On the Science Side of Drilling

Mixing Oil and Water may keep Bakken Wells Flowing

Feb / Mar 2014 Donmei Wang

The current method of oil recovery from the Bakken formation relies on the natural pressure in the reservoir to push the oil through the rock to the well. However, experience has shown that after producing a relatively small fraction of oil, the natural pressure in oil reservoirs declines and subsequent production falls, sometimes leaving behind as much as 95 percent of the oil. Fortunately, the decline has yet to appear in the Bakken region. Oil production, at roughly a million barrels per day, is high and increasing because the reserves are huge and large-volume production has been underway for only a short time, which means it’s still too soon for the natural reservoir pressure to drop off. However, eventually, the pressure will decline and oil production will fall, if not stop.

What can be done to extract all that remaining oil?

A group headed by Dr. Dongmei Wang at the University of North Dakota is researching new ways to recover the vast untapped oil likely to remain beyond the reach of current extraction practices. Through funding provided under the RPSEA (Research Partnership to Secure Energy for America) program authorized by the U.S. Energy Policy Act of 2005, the researchers are attempting to develop a method that may increase oil recovery five-fold. How? In simple terms, they believe it’s possible to take hydraulic fracturing another step by using specially treated water to drive far higher quantities of oil out of the shale and into the wells. The key word is “imbibition.”

Dr. Wang’s group has shown that the Bakken shale is generally wet with oil — meaning the rock surfaces are coated with oil. In addition, the group has researched water treatments – mixtures of water and surfactants, which are similar to dish detergent – that will induce the rock to absorb water and expel oil. In other words, the process alters the “wettability” of the rock.

Once this change is made, the rock draws in the surfactant-water — a process called imbibition. As the surfactant formulation is absorbed by the rock, oil will be expelled. That oil would then be collected by the same fracturing systems and horizontal wells that are currently producing Bakken oil.

However, the research is in its early stages. So far, the UND research group has shown that ordinary brine (salt water) can drive out small quantities of oil from shale, though not enough for commercial success. Achieving high oil recovery rates requires the right surfactant, the proper salt content, the correct pH, and effective temperature. Dr. Wang’s group is seeking that optimum formulation. To help, oil companies have provided rock cores, as well as oil and water from their target oil reservoirs. With these cores and fluids, the team is studying the effects of various surfactant formulations.

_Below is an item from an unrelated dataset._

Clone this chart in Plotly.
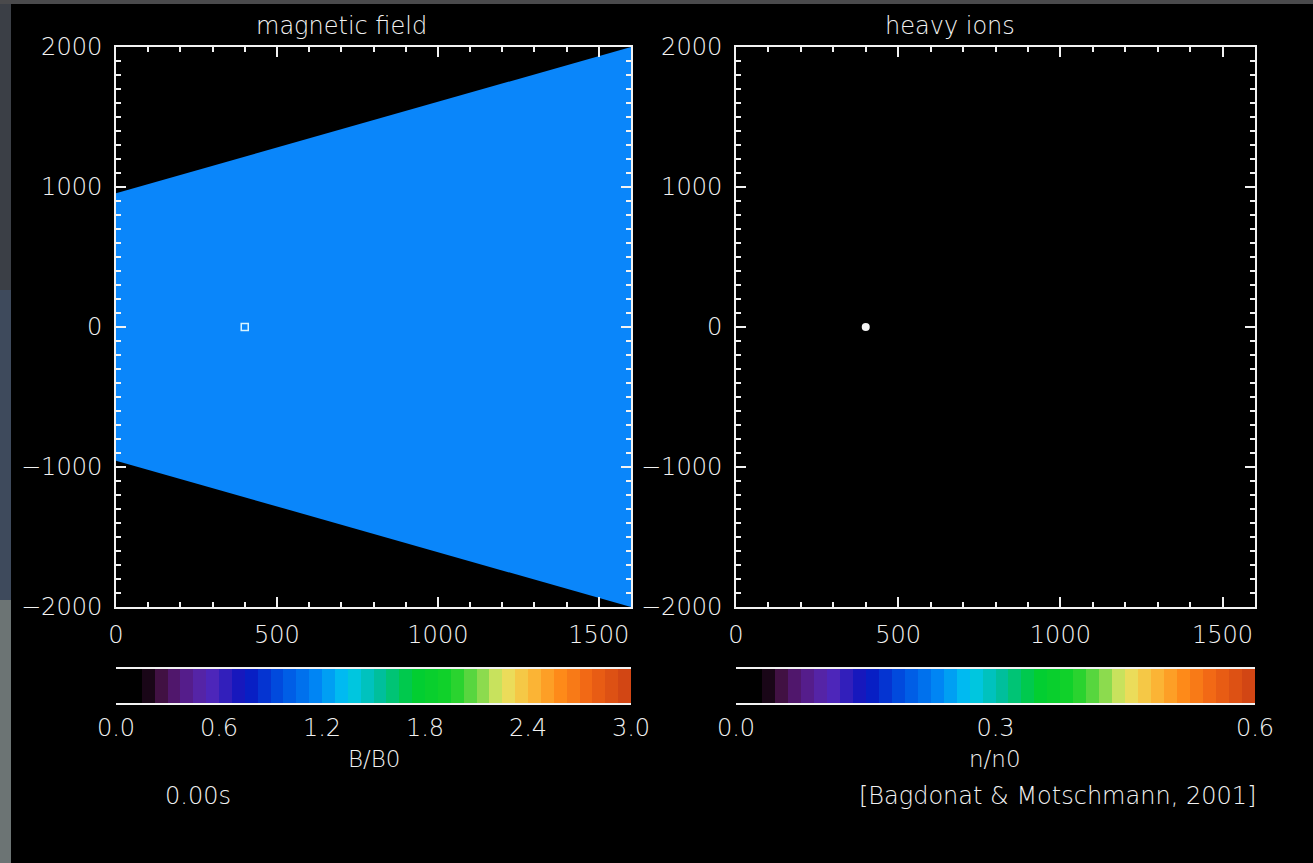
import numpy as np
import plotly.graph_objects as go

W, H = 1313, 863

# ---------------- data ----------------
# magnetic-field cone (Mach cone boundary), x in simulation units
cone_x = [0, 1600]
cone_top = [955, 2000]
cone_bottom = [-955, -2000]
# comet position
comet_x = [400]
comet_y = [0]
# axis ticks
x_ticks = [0, 500, 1000, 1500]
y_ticks = [-2000, -1000, 0, 1000, 2000]
y_ticktext = ["\u22122000", "\u22121000", "0", "1000", "2000"]
# colour keys
b_ticks = [0.0, 0.6, 1.2, 1.8, 2.4, 3.0]
b_ticktext = ["0.0", "0.6", "1.2", "1.8", "2.4", "3.0"]
n_ticks = [0.0, 0.3, 0.6]
n_ticktext = ["0.0", "0.3", "0.6"]
b_max = 3.0
n_max = 0.6

fg = "#f2f2f2"
cone_color = "#0a86fa"
font_family = "DejaVu Sans"
FS = 24

rainbow = [
    [0.00, "rgb(0,0,0)"],
    [0.05, "rgb(0,0,0)"],
    [0.08, "rgb(60,15,55)"],
    [0.12, "rgb(85,25,120)"],
    [0.18, "rgb(85,40,185)"],
    [0.25, "rgb(10,20,190)"],
    [0.32, "rgb(0,80,225)"],
    [0.39, "rgb(0,135,245)"],
    [0.45, "rgb(0,200,240)"],
    [0.51, "rgb(0,190,160)"],
    [0.58, "rgb(0,205,50)"],
    [0.65, "rgb(20,210,40)"],
    [0.70, "rgb(110,215,70)"],
    [0.75, "rgb(230,230,100)"],
    [0.80, "rgb(250,190,60)"],
    [0.86, "rgb(255,140,25)"],
    [0.92, "rgb(240,100,20)"],
    [1.00, "rgb(205,65,20)"],
]

# ---------------- geometry (pixels -> paper) ----------------
def px(x):
    return x / W

def py(y):
    return 1 - y / H

L = (116, 631)
R = (736, 1255)
P_TOP, P_BOT = 47, 607
C_TOP, C_BOT = 669, 703

fig = go.Figure()

# magnetic field cone
fig.add_trace(go.Scatter(
    x=cone_x + cone_x[::-1], y=cone_top + cone_bottom[::-1],
    fill="toself", fillcolor=cone_color, mode="lines",
    line=dict(width=0, color=cone_color), hoverinfo="skip",
    xaxis="x", yaxis="y", showlegend=False))
fig.add_trace(go.Scatter(
    x=comet_x, y=comet_y, mode="markers",
    marker=dict(symbol="square-open", size=7, color="#d8f4ff", line=dict(width=1.5, color="#d8f4ff")),
    xaxis="x", yaxis="y", showlegend=False))

# heavy ions (only the source near the comet is visible)
fig.add_trace(go.Scatter(
    x=comet_x, y=comet_y, mode="markers",
    marker=dict(symbol="circle", size=8, color="#f4f4f4", line=dict(width=0)),
    xaxis="x2", yaxis="y2", showlegend=False))

# colour keys
nb = 40
b_levels = np.linspace(0, b_max, nb + 1)
b_centers = (b_levels[:-1] + b_levels[1:]) / 2
fig.add_trace(go.Heatmap(
    x=b_centers, y=[0.5], z=[b_centers], zmin=0, zmax=b_max,
    colorscale=rainbow, showscale=False, hoverinfo="skip",
    xaxis="x3", yaxis="y3"))
n_levels = np.linspace(0, n_max, nb + 1)
n_centers = (n_levels[:-1] + n_levels[1:]) / 2
fig.add_trace(go.Heatmap(
    x=n_centers, y=[0.5], z=[n_centers], zmin=0, zmax=n_max,
    colorscale=rainbow, showscale=False, hoverinfo="skip",
    xaxis="x4", yaxis="y4"))

tickfont = dict(family=font_family, size=FS, color=fg, weight=200)

def main_x(domain, anchor):
    return dict(domain=domain, anchor=anchor, range=[0, 1600],
                showline=True, linecolor=fg, linewidth=2, mirror="ticks",
                ticks="inside", ticklen=10, tickwidth=1.5, tickcolor=fg,
                tickvals=x_ticks, ticktext=[str(v) for v in x_ticks],
                minor=dict(dtick=100, ticklen=5, tickwidth=1.5, tickcolor=fg, ticks="inside"),
                showgrid=False, zeroline=False, tickfont=tickfont,
                ticklabelstandoff=5, fixedrange=True)

def main_y(domain, anchor):
    return dict(domain=domain, anchor=anchor, range=[-2000, 2000],
                showline=True, linecolor=fg, linewidth=2, mirror="ticks",
                ticks="inside", ticklen=10, tickwidth=1.5, tickcolor=fg,
                tickvals=y_ticks, ticktext=y_ticktext,
                minor=dict(dtick=100, ticklen=5, tickwidth=1.5, tickcolor=fg, ticks="inside"),
                showgrid=False, zeroline=False, tickfont=tickfont,
                ticklabelstandoff=7, fixedrange=True)

def key_x(domain, anchor, rng, tv, tt):
    return dict(domain=domain, anchor=anchor, range=rng,
                showline=True, linecolor=fg, linewidth=2, mirror=True,
                ticks="", tickvals=tv, ticktext=tt, showgrid=False, zeroline=False,
                tickfont=tickfont, ticklabelstandoff=2, fixedrange=True)

def key_y(domain, anchor):
    return dict(domain=domain, anchor=anchor, range=[0, 1], visible=False,
                showgrid=False, zeroline=False, fixedrange=True)

ydom = [py(P_BOT), py(P_TOP)]
cdom = [py(C_BOT), py(C_TOP)]

fig.update_layout(
    width=W, height=H,
    margin=dict(l=0, r=0, t=0, b=0, pad=0, autoexpand=False),
    paper_bgcolor="black", plot_bgcolor="black",
    font=dict(family=font_family, color=fg, size=FS, weight=200),
    showlegend=False,
    xaxis=main_x([px(L[0]), px(L[1])], "y"),
    yaxis=main_y(ydom, "x"),
    xaxis2=main_x([px(R[0]), px(R[1])], "y2"),
    yaxis2=main_y(ydom, "x2"),
    xaxis3=key_x([px(L[0]), px(L[1])], "y3", [0, b_max], b_ticks, b_ticktext),
    yaxis3=key_y(cdom, "x3"),
    xaxis4=key_x([px(R[0]), px(R[1])], "y4", [0, n_max], n_ticks, n_ticktext),
    yaxis4=key_y(cdom, "x4"),
)

def label(text, x, y, xanchor="center", size=FS):
    fig.add_annotation(text=text, x=px(x), y=py(y), xref="paper", yref="paper",
                       xanchor=xanchor, yanchor="middle", showarrow=False,
                       font=dict(family=font_family, size=size, color=fg, weight=200))

label("magnetic field", 341, 26)
label("heavy ions", 950, 26)
label("B/B0", 374, 759, size=23)
label("n/n0", 995, 759, size=23)
label("0.00s", 198, 796)
label("[Bagdonat &amp; Motschmann, 2001]", 1258, 796, xanchor="right")

# photo border around the frame (grey strip at left and top)
strips = [(0, 0, 11, 290, "#3b3f46"), (0, 290, 11, 600, "#3e4a5c"),
          (0, 600, 11, 863, "#6c7474"), (0, 0, W, 4, "#4a4a4c")]
for x0, y0, x1, y1, c in strips:
    fig.add_shape(type="rect", xref="paper", yref="paper",
                  x0=px(x0), x1=px(x1), y0=py(y1), y1=py(y0),
                  fillcolor=c, line=dict(width=0), layer="below")

fig.write_html(
    "out.html",
    config={"displayModeBar": False},
    post_script="document.body.style.margin='0px';document.body.style.overflow='hidden';document.body.style.background='black';",
)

The laboratory measurements are then scaled up to determine whether enough oil will be produced to make the process economic. Analytical calculations and computer simulations are being performed to scale the process for particular field applications. However, the analysis is complicated by the relatively early stage of production in the various producing fields, the size of the Bakken formation and the substantial variation in reservoir character (degree of fracturing, pressure, oil saturation, permeability, temperature). Nevertheless, results suggest that imbibition of surfactant formulations has a substantial potential to improve oil recovery in certain parts of the Bakken.

Meanwhile, the team has several scenarios in mind for field-testing. In one scenario, the surfactant-water formulation would be injected through a horizontal injection well at the bottom of the reservoir. At the same time, a horizontal production well at the top of the reservoir would be used to collect oil and other fluids. Injection and production rates would be adjusted to maximize the oil output. The optimum timing, volumes, and rates associated with this process would depend on the nature of the fracturing, local permeability,spacing between the wells, and the rate of imbibition. UND’s simulation efforts will examine these parameters and attempt to identify the best combinations for a field application.

Alternatively, the process might include the steam injection process, also known as the Huff and Puff method, in which steam is pumped into a well to heat the oil in the reservoir to a temperature at which it will flow. The process would be attempted in settings where the character of the fracturing is favorable. As with the flooding application mentioned above, optimumtiming, volume, and rate associated with this process would also depend on fracture intensity,formation pressure and the inherent imbibition rates for the rock.

Meanwhile, Dr Wang’s research efforts have caught the interest of major oil companies. In addition to funding from RPSEA, the UND group has received backing from several oil companies – Statoil, ConocoPhillips, Noble Energy – to develop the process for their shale formations, including the Niobrara in addition to the Bakken. Chemical companies – Tiorco Inc., Nalco Champion – are also participating in the research by providing surfactants to be tested as part of the new process.

In summary, due to the extraordinary opportunity for the reshaping of the domestic energy market, intense efforts to find the most productive extraction techniques are now going into high gear. This can only be good news for the country.